De 1940 para cá, os agentes “culturais” puseram ainda mais as manguinhas para fora, pois falam abertamente contra o Brasil. Antes eram os “teuto-brasileiros” que depreciavam os “luso-brasileiros”. Hoje são os “afro-brasileiros” que dizem à “branquitude” que o Brasil é horrível.

E o Sul está aí, brasileiro. O Sul não é um antro de nazistas. Mas seria um antro de nazistas, se a cultura brasileira não fosse resistente ao trabalho de governos e de ideólogos.

De volta à Idade Média

“Mas tem a legislação racial!”, dirão alguns. Também isso, por incrível que pareça, tem precedentes.

No Portugal medieval, existiu um racismo avant la lettre restrito às elites. Se você tinha sangue de judeu, de mouro ou de protestante, estava impedido de ter cargos na burocracia do Santo Ofício. Acesso às cátedras universitárias também era algo complicado e existia essa figura racialmente pura do cristão velho de quatro costados, que não contava com nenhum avô de fé errada. Não interessava se você era um bom católico honesto. Para a burocracia, valia o sangue dos seus avós. Curiosamente, o sangue tupi estava liberado. A razão teológica para isso é que a Boa Nova não tinha chegado aos índios. A razão política é que, sem o auxílio dos índios e dos seus descendentes, não havia colonização no Brasil. Então era preciso dar a eles cargos, títulos e prebendas.

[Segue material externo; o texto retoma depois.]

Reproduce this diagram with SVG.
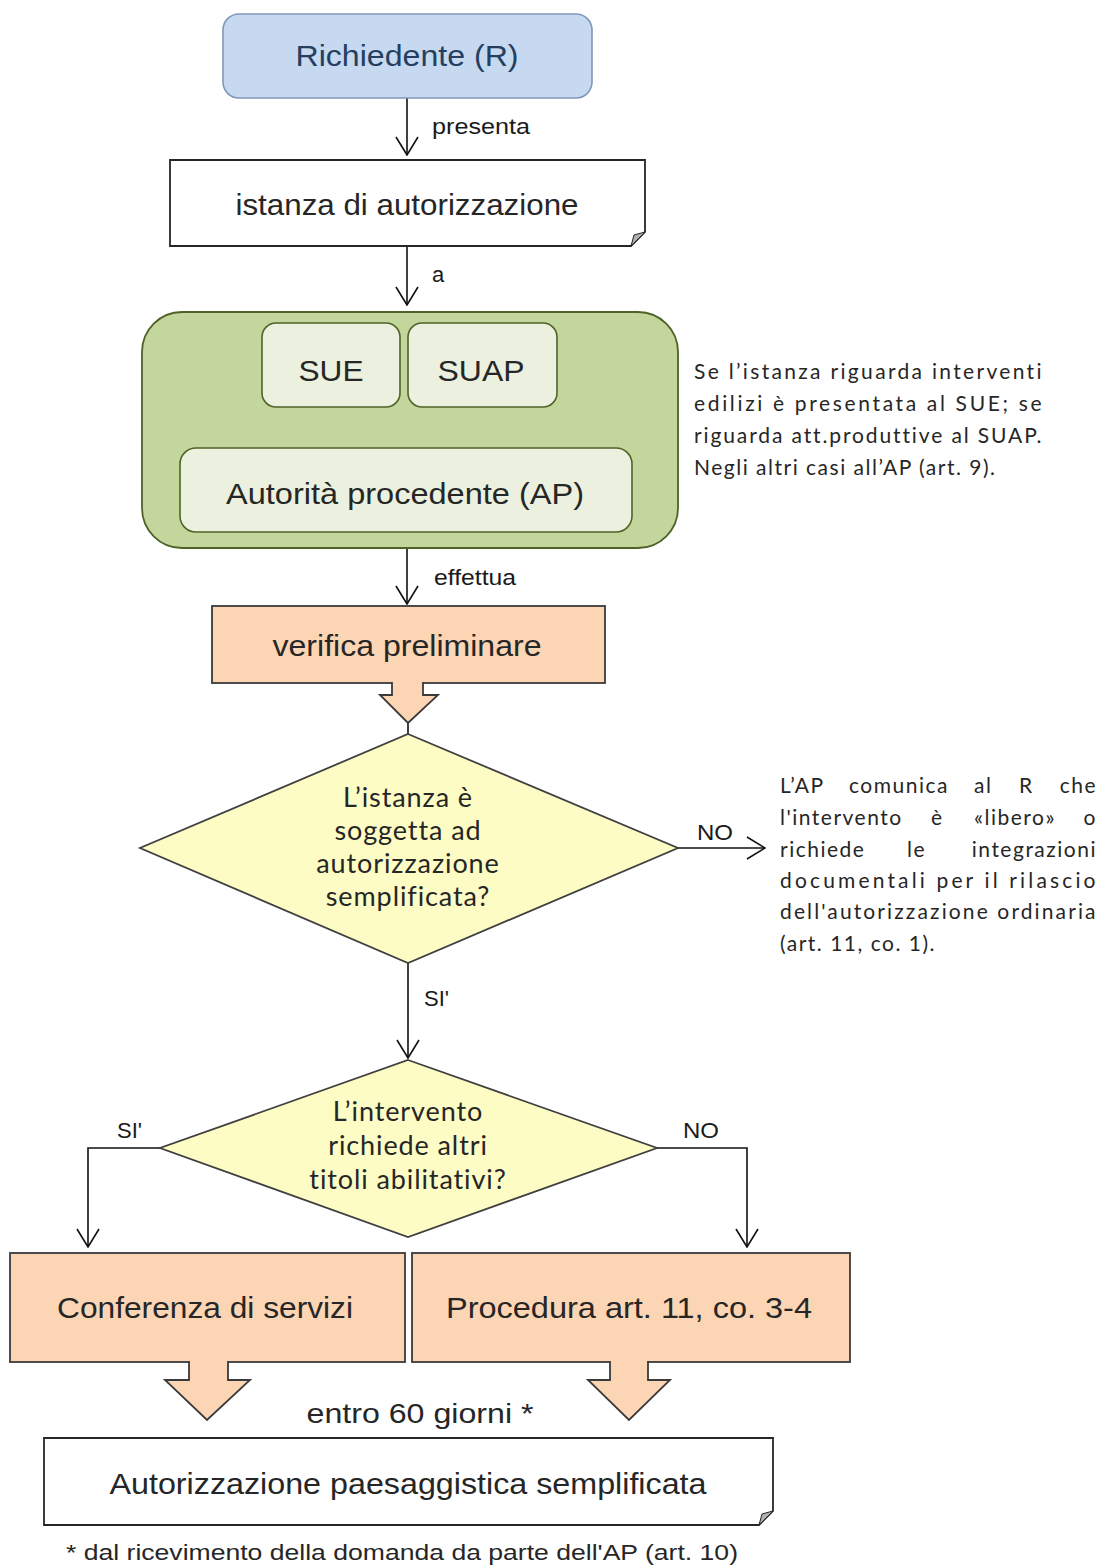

A discriminação racial burocrática no Brasil hoje é, de novo, de elite. Se você ficar na base da pirâmide social, pode nascer e morrer aqui sem ter contato com coisa de raça. Se for atrás de uma prebenda, a coisa já muda de figura e vai aparecer o novo tribunal de limpeza de sangue. O genocídio não está em questão; o que interessa é a prebenda.